## Problem requirements:
Reproduce exactly the lines below, from the first one through the line containing "minimum width=387, minimum", and omit any pictures.

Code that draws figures
------------
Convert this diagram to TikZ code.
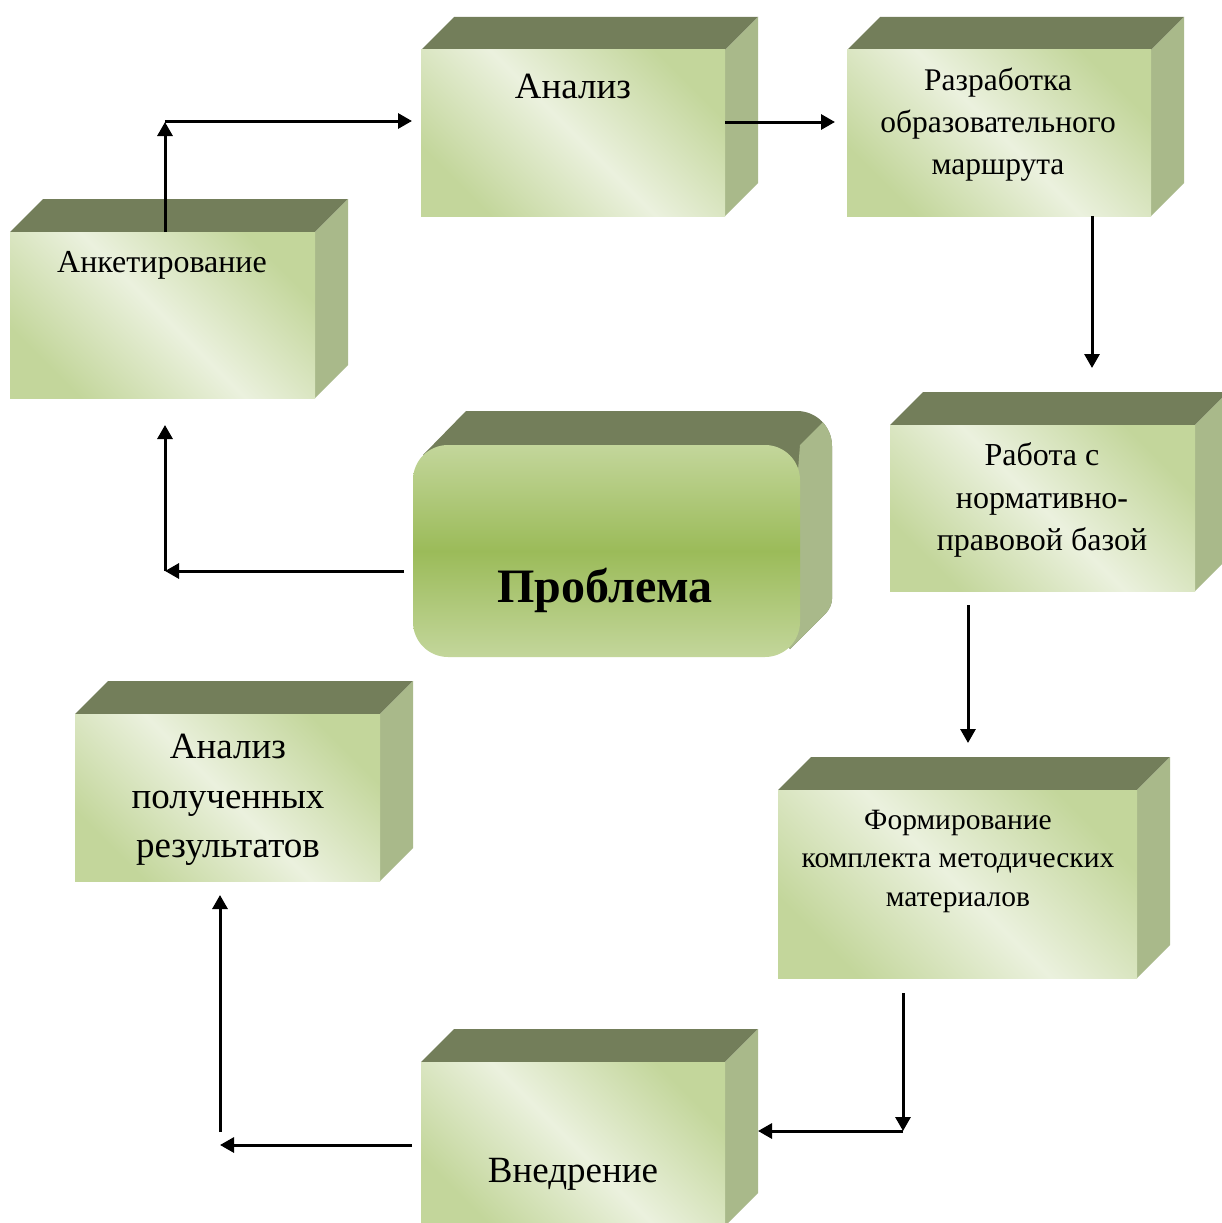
\documentclass[tikz,border=0pt]{standalone}
\usepackage{fontspec}
\setmainfont{Liberation Serif}
\usetikzlibrary{arrows.meta}
\definecolor{topc}{HTML}{737E5A}
\definecolor{sidec}{HTML}{A9B98A}
\definecolor{gA}{HTML}{C3D69B}
\definecolor{gL}{HTML}{EBF1DE}
\definecolor{gM}{HTML}{9BBB59}
\tikzset{
  topface/.style={fill=topc},
  sideface/.style={fill=sidec},
  frontface/.style={top color=gA, bottom color=gA, middle color=gL, shading angle=-45, inner sep=0pt, outer sep=0pt, draw=none},
  probface/.style={top color=gA, bottom color=gA, middle color=gM, inner sep=0pt, outer sep=0pt, draw=none, rounded corners=35pt},
  lbl/.style={align=center, inner sep=0pt, text=black},
  arr/.style={line width=3pt, -{Triangle[length=14pt,width=15pt]}},
}
\newcommand\mycube[6]{%
  \fill[topface] (#2,#3) -- ({#2+#6},{#3-#6}) -- ({#4+#6},{#3-#6}) -- (#4,#3) -- cycle;
  \fill[sideface] (#4,#3) -- ({#4+#6},{#3-#6}) -- ({#4+#6},{#5-#6}) -- (#4,#5) -- cycle;
  \node[frontface, minimum width={#4-#2}, minimum height={#5-#3}] (#1) at ({(#2+#4)/2},{(#3+#5)/2}) {};
}
\newcommand\probsil{(448,480) -- (423,455) -- (466,411) [rounded corners=35pt] -- (832,411) [rounded corners=8pt] -- (832,607) [sharp corners] -- (790,649) -- (765,622) -- cycle}
\begin{document}
\begin{tikzpicture}[x=1pt, y=-1pt]
\useasboundingbox[fill=white] (0,0) rectangle (1221,1223);

% boxes
\mycube{ank}{10}{232}{315}{398}{33}
\mycube{anal}{421}{50}{725}{216}{33}
\mycube{razr}{847}{50}{1151}{216}{33}
\mycube{rab}{890}{425}{1195}{591}{33}
\mycube{form}{778}{790}{1137}{978}{33}
\mycube{vned}{421}{1062}{725}{1226}{33}
\mycube{anres}{75}{714}{380}{881}{33}

% problem box
\fill[topface] \probsil;
\begin{scope}
  \clip \probsil;
  \fill[sideface] (800,445) -- (834,411) -- (840,411) -- (840,700) -- (780,700) -- cycle;
\end{scope}
\node[probface, minimum width=387, minimum height=212] (prob) at (606.5,551) {};

% labels
\node[lbl, font=\fontsize{32}{41}\selectfont] (ankt) at (162,265) {Анкетирование};
\node[lbl, font=\fontsize{37}{41}\selectfont] (analt) at (573,86) {Анализ};
\node[lbl, font=\fontsize{31.5}{42}\selectfont] (razrt) at (998,125) {Разработка\\образовательного\\маршрута};
\node[lbl, font=\fontsize{32}{42.5}\selectfont] (rabt) at (1042,500) {Работа с\\нормативно-\\правовой базой};
\node[lbl, font=\bfseries\fontsize{48}{50}\selectfont] (probt) at (605,590) {Проблема};
\node[lbl, font=\fontsize{37}{49.5}\selectfont] (anrest) at (228,800) {Анализ\\полученных\\результатов};
\node[lbl, font=\fontsize{29.5}{38.5}\selectfont] (formt) at (958,861) {Формирование\\комплекта методических\\материалов};
\node[lbl, font=\fontsize{37}{41}\selectfont] (vnedt) at (573,1174) {Внедрение};

% connector points
\coordinate (p1) at (165,232);
\coordinate (p1b) at (165,122);
\coordinate (p1c) at (165,121);
\coordinate (p1e) at (412,121);
\coordinate (p2s) at (725,122);
\coordinate (p2e) at (835,122);
\coordinate (p3s) at (1092,216);
\coordinate (p3e) at (1092,368);
\coordinate (p4s) at (968,605);
\coordinate (p4e) at (968,743);
\coordinate (p5s) at (903,993);
\coordinate (p5e) at (903,1131);
\coordinate (p6e) at (758,1131);
\coordinate (p7s) at (412,1145);
\coordinate (p7e) at (220,1145);
\coordinate (p8s) at (220,1132);
\coordinate (p8e) at (220,895);
\coordinate (p9s) at (404,571);
\coordinate (p9e) at (165,571);
\coordinate (p10e) at (165,425);

% connectors
\draw[arr] (p1) -- (p1b);
\draw[arr] (p1c) -- (p1e);
\draw[arr] (p2s) -- (p2e);
\draw[arr] (p3s) -- (p3e);
\draw[arr] (p4s) -- (p4e);
\draw[arr] (p5s) -- (p5e);
\draw[arr] (p5e) -- (p6e);
\draw[arr] (p7s) -- (p7e);
\draw[arr] (p8s) -- (p8e);
\draw[arr] (p9s) -- (p9e);
\draw[arr] (p9e) -- (p10e);
\end{tikzpicture}
\end{document}
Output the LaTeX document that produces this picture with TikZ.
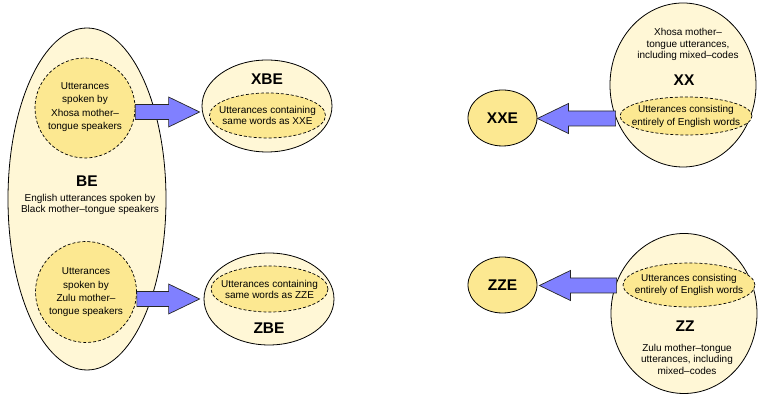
\documentclass[tikz,border=0pt]{standalone}
\usepackage{fontspec}
\setmainfont{Liberation Sans}
\usetikzlibrary{calc,shapes.geometric}

\definecolor{paleyellow}{RGB}{255,247,214}
\definecolor{softyellow}{RGB}{252,232,145}
\definecolor{arrowblue}{RGB}{128,128,255}

\tikzset{
  outerset/.style={ellipse, draw, fill=paleyellow, line width=0.8pt, inner sep=0pt},
  innerset/.style={ellipse, draw, fill=softyellow, line width=0.7pt, dash pattern=on 3pt off 2pt, inner sep=0pt},
  solidset/.style={ellipse, draw, fill=softyellow, line width=0.8pt, inner sep=0pt},
  tag/.style={font=\fontsize{15.5}{18}\selectfont\bfseries, inner sep=0pt},
  txt/.style={align=center, inner sep=0pt, font=\fontsize{10}{11.5}\selectfont},
  looser/.style={align=center, inner sep=0pt, font=\fontsize{10}{13.4}\selectfont},
  blockarrow/.style={fill=arrowblue, draw=black!85, line width=0.7pt, line join=miter}
}

% block arrow from the x of #1 to the point #2
\newcommand{\blockarrow}[2]{%
  \draw[blockarrow] let \p1=#1, \p2=#2, \n1={sign(\x2-\x1)} in
    (\x1,\y2+7.5) -- (\x2-\n1*31,\y2+7.5) -- (\x2-\n1*31,\y2+15) -- (\x2,\y2)
    -- (\x2-\n1*31,\y2-15) -- (\x2-\n1*31,\y2-7.5) -- (\x1,\y2-7.5) -- cycle;}

\begin{document}
\begin{tikzpicture}[x=1pt, y=1pt]
    \useasboundingbox (0,0) rectangle (758,395);

    % --- Black English speakers ---
    \node[outerset, minimum width=158, minimum height=342] (be) at (87,196) {};
    \node[innerset, minimum size=100] (xhosa) at (85,287) {};
    \node[looser] (xhosatxt) at (85,288) {Utterances\\spoken by\\Xhosa mother--\\tongue speakers};
    \node[innerset, minimum size=101] (zulu) at (86,103) {};
    \node[looser] (zulutxt) at (86,102.5) {Utterances\\spoken by\\Zulu mother--\\tongue speakers};
    \node[tag] (betag) at (87,214) {BE};
    \node[txt] (betxt) at (90,190.5) {English utterances spoken by\\Black mother--tongue speakers};

    % --- XBE and ZBE ---
    \node[outerset, minimum width=130, minimum height=92] (xbe) at (267,289) {};
    \node[tag] (xbetag) at (267,316) {XBE};
    \node[innerset, minimum width=116, minimum height=45] (xbein) at (267.5,279.5) {};
    \node[txt, font=\fontsize{10}{11}\selectfont] (xbetxt) at (xbein) {Utterances containing\\same words as XXE};

    \node[outerset, minimum width=130, minimum height=92] (zbe) at (269,96) {};
    \node[tag] (zbetag) at (269,67) {ZBE};
    \node[innerset, minimum width=117, minimum height=46] (zbein) at (269.5,106) {};
    \node[txt, font=\fontsize{10}{11}\selectfont] (zbetxt) at (zbein) {Utterances containing\\same words as ZZE};

    % --- Xhosa mother-tongue ---
    \node[outerset, minimum width=146, minimum height=164] (xx) at (683,310) {};
    \node[txt] (xxtxt) at (688,350.5) {Xhosa mother--\\tongue utterances,\\including mixed--codes};
    \node[tag] (xxtag) at (684,315) {XX};
    \node[innerset, minimum width=132, minimum height=38] (xxin) at (686,279) {};
    \node[txt, font=\fontsize{10}{13}\selectfont] (xxintxt) at (xxin) {Utterances consisting\\entirely of English words};
    \node[solidset, minimum width=69, minimum height=56] (xxe) at (502.5,277) {};
    \node[tag] (xxetag) at (xxe) {XXE};

    % --- Zulu mother-tongue ---
    \node[outerset, minimum width=146, minimum height=160] (zz) at (684,81.5) {};
    \node[innerset, minimum width=132, minimum height=44] (zzin) at (689,110) {};
    \node[txt, font=\fontsize{10}{12}\selectfont] (zzintxt) at (zzin) {Utterances consisting\\entirely of English words};
    \node[tag] (zztag) at (685,69) {ZZ};
    \node[txt] (zztxt) at (687,36) {Zulu mother--tongue\\utterances, including\\mixed--codes};
    \node[solidset, minimum width=69, minimum height=56] (zze) at (502.5,110) {};
    \node[tag] (zzetag) at (zze) {ZZE};

    % --- arrows ---
    \blockarrow{(xhosa.east)}{($(xbe.west)+(-2,-6)$)}
    \blockarrow{(zulu.east)}{($(zbe.west)+(-4,0)$)}
    \blockarrow{($(xx.west)+(6,0)$)}{($(xxe.east)+(0,-0.5)$)}
    \blockarrow{($(zz.west)+(6,0)$)}{($(zze.east)+(2,-0.5)$)}

\end{tikzpicture}
\end{document}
------------
## Written answer:
Convert this diagram to TikZ code.
\documentclass[tikz,border=0pt]{standalone}
\usepackage{fontspec}
\setmainfont{Liberation Serif}
\usetikzlibrary{arrows.meta}
\definecolor{topc}{HTML}{737E5A}
\definecolor{sidec}{HTML}{A9B98A}
\definecolor{gA}{HTML}{C3D69B}
\definecolor{gL}{HTML}{EBF1DE}
\definecolor{gM}{HTML}{9BBB59}
\tikzset{
  topface/.style={fill=topc},
  sideface/.style={fill=sidec},
  frontface/.style={top color=gA, bottom color=gA, middle color=gL, shading angle=-45, inner sep=0pt, outer sep=0pt, draw=none},
  probface/.style={top color=gA, bottom color=gA, middle color=gM, inner sep=0pt, outer sep=0pt, draw=none, rounded corners=35pt},
  lbl/.style={align=center, inner sep=0pt, text=black},
  arr/.style={line width=3pt, -{Triangle[length=14pt,width=15pt]}},
}
\newcommand\mycube[6]{%
  \fill[topface] (#2,#3) -- ({#2+#6},{#3-#6}) -- ({#4+#6},{#3-#6}) -- (#4,#3) -- cycle;
  \fill[sideface] (#4,#3) -- ({#4+#6},{#3-#6}) -- ({#4+#6},{#5-#6}) -- (#4,#5) -- cycle;
  \node[frontface, minimum width={#4-#2}, minimum height={#5-#3}] (#1) at ({(#2+#4)/2},{(#3+#5)/2}) {};
}
\newcommand\probsil{(448,480) -- (423,455) -- (466,411) [rounded corners=35pt] -- (832,411) [rounded corners=8pt] -- (832,607) [sharp corners] -- (790,649) -- (765,622) -- cycle}
\begin{document}
\begin{tikzpicture}[x=1pt, y=-1pt]
\useasboundingbox[fill=white] (0,0) rectangle (1221,1223);

% boxes
\mycube{ank}{10}{232}{315}{398}{33}
\mycube{anal}{421}{50}{725}{216}{33}
\mycube{razr}{847}{50}{1151}{216}{33}
\mycube{rab}{890}{425}{1195}{591}{33}
\mycube{form}{778}{790}{1137}{978}{33}
\mycube{vned}{421}{1062}{725}{1226}{33}
\mycube{anres}{75}{714}{380}{881}{33}

% problem box
\fill[topface] \probsil;
\begin{scope}
  \clip \probsil;
  \fill[sideface] (800,445) -- (834,411) -- (840,411) -- (840,700) -- (780,700) -- cycle;
\end{scope}
\node[probface, minimum width=387, minimum height=212] (prob) at (606.5,551) {};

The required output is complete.